The trade-off is in the design. "Sinkers" typically have a slightly thinner shank than a true common nail and a textured, flat head designed to be driven flush without slipping. While they are great for general framing, they have slightly less shear strength than a full-sized common nail. For critical connections like rafters or headers, stick with the beefier common nail.
20D Galvanized Spikes for Securing Posts and Beams
Sometimes a 16D nail just isn’t enough. When you’re connecting heavy timbers—like fastening a 6×6 post to a built-up beam or securing large trusses—you need more length and more girth. A 20-penny (4-inch) or even a 30-penny (4.5-inch) galvanized spike provides the deep penetration and massive shear strength required for these high-stress joints.
These aren’t for framing 2×4 walls; they are for the major structural intersections of your barn. Always use galvanized spikes for these tasks, as posts and beams are often more exposed to moisture wicking up from the ground or blowing in from the sides. Driving these is a workout, but the peace of mind knowing your main frame is locked together is worth the effort.
Grip-Rite 16D Box Nails to Prevent Wood Splitting
Have you ever driven a nail near the end of a board, only to watch the wood split apart? That’s often because the nail’s thick shank acted like a wedge. The solution is a box nail. A 16D box nail has the same length as a 16D common, but its shank is significantly thinner.
This thinner profile displaces less wood, dramatically reducing the chance of splitting. Use box nails when toe-nailing studs or nailing within a couple of inches of a board’s end. The compromise is reduced strength; they bend more easily and have less shear resistance than a common nail. Don’t frame an entire wall with them, but keep a box on hand for those delicate spots.
Pro-Fit 10D Ring Shank for Sheathing That Won’t Budge
Attaching plywood or OSB sheathing is all about withdrawal resistance. Wood expands and contracts with changes in humidity, and wind can create suction forces that try to pull panels right off the frame. A standard smooth-shank nail can work its way out over time, leading to loose, rattling walls.
A ring shank nail is the answer. The tiny rings along the shank act like barbs, gripping the wood fibers and refusing to let go. Once driven, they are almost impossible to pull out.

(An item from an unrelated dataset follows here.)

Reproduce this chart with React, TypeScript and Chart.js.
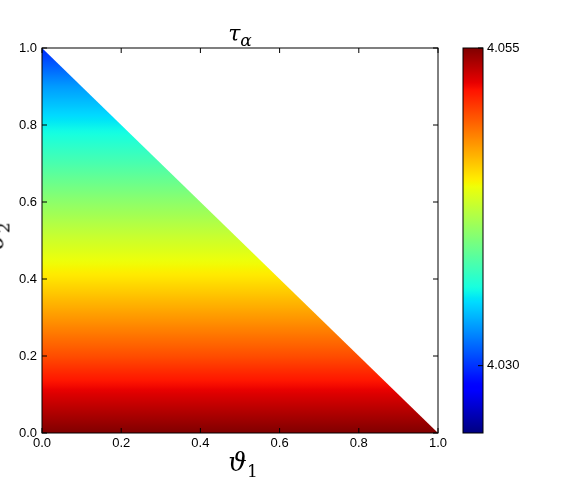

A 10D (3-inch) hot-dipped galvanized ring shank is the perfect fastener for securing wall and roof sheathing. It provides a permanent, unyielding connection that adds immense rigidity to the entire barn structure.
A Note on Hand-Driving vs. Pneumatic Nailers
There’s no shame in using a pneumatic nail gun. It’s fast, efficient, and saves a tremendous amount of wear and tear on your body. For sheathing or production framing, a nailer is almost a necessity for anyone with limited time. However, the collated nails for guns are almost always thinner than their hand-driven counterparts, offering slightly less strength.
Hand-driving gives you a better feel for the connection. You can feel the nail bite into the wood and know when it’s set properly. It forces you to be deliberate and is a skill worth having. For critical structural joints or working with heavy timbers, many old-timers still prefer the control and heft of a good framing hammer and a hand-driven nail. The best approach is often a hybrid: use a nailer for the repetitive work and a hammer for the crucial connections.
Ultimately, the best tool is knowledge. By understanding the specific job each nail is designed for, you can turn a simple box of fasteners into a guarantee of structural integrity. Build it right the first time, and your barn will be there to serve you for years to come.